# What the task asks
Give only the number of lines in the data that include the string "this".

Entries with chart source code:

--

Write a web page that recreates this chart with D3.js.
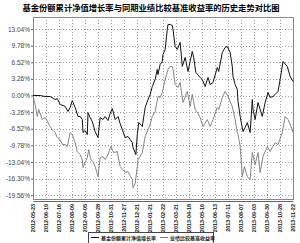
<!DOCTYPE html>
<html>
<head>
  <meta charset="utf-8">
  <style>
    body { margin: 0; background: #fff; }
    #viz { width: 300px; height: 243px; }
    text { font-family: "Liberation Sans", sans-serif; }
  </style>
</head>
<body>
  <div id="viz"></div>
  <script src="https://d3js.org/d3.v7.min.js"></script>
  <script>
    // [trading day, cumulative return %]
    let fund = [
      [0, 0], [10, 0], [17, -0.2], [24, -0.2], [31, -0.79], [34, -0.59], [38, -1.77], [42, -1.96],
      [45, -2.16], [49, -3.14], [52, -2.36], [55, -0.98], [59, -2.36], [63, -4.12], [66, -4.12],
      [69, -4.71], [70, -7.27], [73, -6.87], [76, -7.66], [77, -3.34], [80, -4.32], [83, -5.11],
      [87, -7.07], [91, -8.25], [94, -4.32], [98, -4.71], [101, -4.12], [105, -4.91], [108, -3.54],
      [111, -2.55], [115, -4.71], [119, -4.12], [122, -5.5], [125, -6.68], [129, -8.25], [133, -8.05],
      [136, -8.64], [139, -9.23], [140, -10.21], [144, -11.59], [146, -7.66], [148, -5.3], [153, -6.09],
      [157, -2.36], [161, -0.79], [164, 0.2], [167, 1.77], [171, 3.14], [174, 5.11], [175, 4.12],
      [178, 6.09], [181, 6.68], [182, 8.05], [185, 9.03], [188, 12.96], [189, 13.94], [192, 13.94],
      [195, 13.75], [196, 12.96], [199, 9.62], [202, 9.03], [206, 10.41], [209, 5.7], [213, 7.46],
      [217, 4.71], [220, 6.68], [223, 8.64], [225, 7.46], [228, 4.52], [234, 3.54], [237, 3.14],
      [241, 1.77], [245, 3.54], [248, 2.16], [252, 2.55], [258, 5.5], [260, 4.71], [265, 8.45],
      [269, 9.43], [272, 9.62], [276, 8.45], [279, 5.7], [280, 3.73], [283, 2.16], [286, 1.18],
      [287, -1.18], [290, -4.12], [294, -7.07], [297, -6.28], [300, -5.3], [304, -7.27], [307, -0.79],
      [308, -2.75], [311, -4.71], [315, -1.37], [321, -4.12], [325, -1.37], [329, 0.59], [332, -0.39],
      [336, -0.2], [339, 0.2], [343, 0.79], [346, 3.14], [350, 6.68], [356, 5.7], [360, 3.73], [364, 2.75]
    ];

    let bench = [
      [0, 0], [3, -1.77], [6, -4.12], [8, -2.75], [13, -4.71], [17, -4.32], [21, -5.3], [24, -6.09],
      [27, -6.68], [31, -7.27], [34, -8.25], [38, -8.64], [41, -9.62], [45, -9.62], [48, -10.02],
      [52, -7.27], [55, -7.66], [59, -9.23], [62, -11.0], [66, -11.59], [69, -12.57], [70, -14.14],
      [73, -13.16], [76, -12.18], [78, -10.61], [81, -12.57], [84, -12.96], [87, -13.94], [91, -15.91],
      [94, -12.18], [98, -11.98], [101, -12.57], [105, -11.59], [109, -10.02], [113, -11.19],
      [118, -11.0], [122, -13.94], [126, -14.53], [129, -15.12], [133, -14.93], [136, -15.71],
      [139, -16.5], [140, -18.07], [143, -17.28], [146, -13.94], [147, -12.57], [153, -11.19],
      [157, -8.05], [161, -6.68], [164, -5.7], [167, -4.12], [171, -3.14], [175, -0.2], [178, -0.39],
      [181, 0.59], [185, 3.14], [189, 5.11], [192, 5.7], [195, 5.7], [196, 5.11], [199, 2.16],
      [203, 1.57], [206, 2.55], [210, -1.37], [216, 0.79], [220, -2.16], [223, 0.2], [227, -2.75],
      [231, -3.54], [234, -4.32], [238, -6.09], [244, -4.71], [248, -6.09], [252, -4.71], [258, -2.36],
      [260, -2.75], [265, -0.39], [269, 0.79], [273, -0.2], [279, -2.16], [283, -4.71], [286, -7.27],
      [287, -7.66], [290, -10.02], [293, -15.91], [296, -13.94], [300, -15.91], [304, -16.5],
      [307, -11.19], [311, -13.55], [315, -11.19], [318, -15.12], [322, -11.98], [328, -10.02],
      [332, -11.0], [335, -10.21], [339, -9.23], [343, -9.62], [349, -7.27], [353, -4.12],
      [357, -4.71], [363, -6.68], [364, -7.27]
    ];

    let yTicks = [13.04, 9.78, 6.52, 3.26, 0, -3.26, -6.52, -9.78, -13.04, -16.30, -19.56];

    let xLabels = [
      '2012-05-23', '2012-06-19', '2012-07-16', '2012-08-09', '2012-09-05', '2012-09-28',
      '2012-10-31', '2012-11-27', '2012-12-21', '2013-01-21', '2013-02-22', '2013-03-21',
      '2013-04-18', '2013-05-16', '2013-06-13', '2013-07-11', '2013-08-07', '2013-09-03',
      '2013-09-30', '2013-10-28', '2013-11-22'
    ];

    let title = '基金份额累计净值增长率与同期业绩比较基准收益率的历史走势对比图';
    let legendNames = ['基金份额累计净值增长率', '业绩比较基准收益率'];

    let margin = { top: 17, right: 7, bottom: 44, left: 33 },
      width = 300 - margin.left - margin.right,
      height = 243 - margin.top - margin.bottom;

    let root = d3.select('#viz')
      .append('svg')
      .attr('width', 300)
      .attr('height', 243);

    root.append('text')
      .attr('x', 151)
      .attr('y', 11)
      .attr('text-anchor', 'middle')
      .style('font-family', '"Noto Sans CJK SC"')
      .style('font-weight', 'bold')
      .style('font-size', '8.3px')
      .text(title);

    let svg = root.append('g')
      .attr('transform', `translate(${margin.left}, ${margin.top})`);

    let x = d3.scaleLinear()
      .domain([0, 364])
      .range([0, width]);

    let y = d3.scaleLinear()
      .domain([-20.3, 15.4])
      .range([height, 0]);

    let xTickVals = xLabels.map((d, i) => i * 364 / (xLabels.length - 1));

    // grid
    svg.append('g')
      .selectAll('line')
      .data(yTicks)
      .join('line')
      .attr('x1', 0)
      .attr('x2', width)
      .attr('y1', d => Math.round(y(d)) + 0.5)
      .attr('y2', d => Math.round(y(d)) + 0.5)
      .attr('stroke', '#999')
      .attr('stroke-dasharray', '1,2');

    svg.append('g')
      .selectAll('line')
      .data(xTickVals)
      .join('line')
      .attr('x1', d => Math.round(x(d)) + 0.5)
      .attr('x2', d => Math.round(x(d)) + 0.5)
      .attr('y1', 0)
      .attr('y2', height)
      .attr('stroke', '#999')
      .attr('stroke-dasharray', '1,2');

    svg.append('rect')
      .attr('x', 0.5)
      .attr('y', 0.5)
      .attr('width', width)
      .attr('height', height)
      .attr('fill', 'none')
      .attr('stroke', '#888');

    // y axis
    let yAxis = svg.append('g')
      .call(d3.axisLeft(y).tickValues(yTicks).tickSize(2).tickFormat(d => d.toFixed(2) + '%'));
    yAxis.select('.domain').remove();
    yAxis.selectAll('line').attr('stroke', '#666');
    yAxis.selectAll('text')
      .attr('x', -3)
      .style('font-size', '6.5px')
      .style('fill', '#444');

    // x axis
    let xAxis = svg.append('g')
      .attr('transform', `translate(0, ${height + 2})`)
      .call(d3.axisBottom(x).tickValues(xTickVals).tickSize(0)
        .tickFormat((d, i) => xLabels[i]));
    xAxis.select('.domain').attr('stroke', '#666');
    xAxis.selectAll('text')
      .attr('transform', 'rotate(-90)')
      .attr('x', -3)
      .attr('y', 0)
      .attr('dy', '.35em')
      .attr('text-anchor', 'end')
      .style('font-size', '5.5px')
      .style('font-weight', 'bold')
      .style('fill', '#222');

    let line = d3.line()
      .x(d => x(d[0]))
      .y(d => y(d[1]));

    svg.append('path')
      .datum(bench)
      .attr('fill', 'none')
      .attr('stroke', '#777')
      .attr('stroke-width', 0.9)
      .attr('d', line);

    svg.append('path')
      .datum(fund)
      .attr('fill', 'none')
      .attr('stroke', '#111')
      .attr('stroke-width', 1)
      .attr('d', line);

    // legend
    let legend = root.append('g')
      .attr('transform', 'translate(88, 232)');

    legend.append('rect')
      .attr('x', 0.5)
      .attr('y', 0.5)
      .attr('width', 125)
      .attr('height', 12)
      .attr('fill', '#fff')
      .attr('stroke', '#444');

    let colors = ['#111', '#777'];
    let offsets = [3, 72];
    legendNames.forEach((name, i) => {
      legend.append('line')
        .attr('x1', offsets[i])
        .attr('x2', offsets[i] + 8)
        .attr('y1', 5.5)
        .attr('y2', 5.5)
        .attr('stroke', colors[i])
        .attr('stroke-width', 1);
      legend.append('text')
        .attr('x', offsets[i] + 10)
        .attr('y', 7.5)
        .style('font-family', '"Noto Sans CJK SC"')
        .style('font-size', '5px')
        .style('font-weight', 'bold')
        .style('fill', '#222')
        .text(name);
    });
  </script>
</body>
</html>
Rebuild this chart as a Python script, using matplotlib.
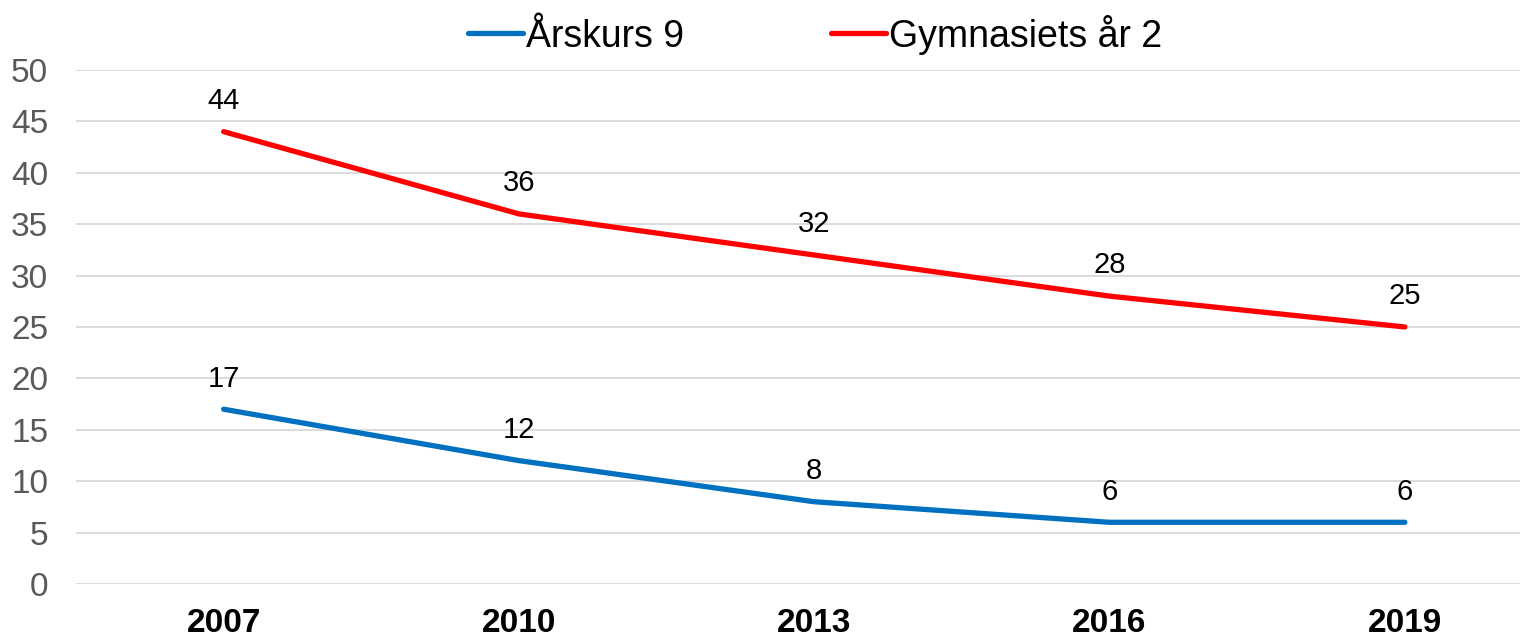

--

# Reply
2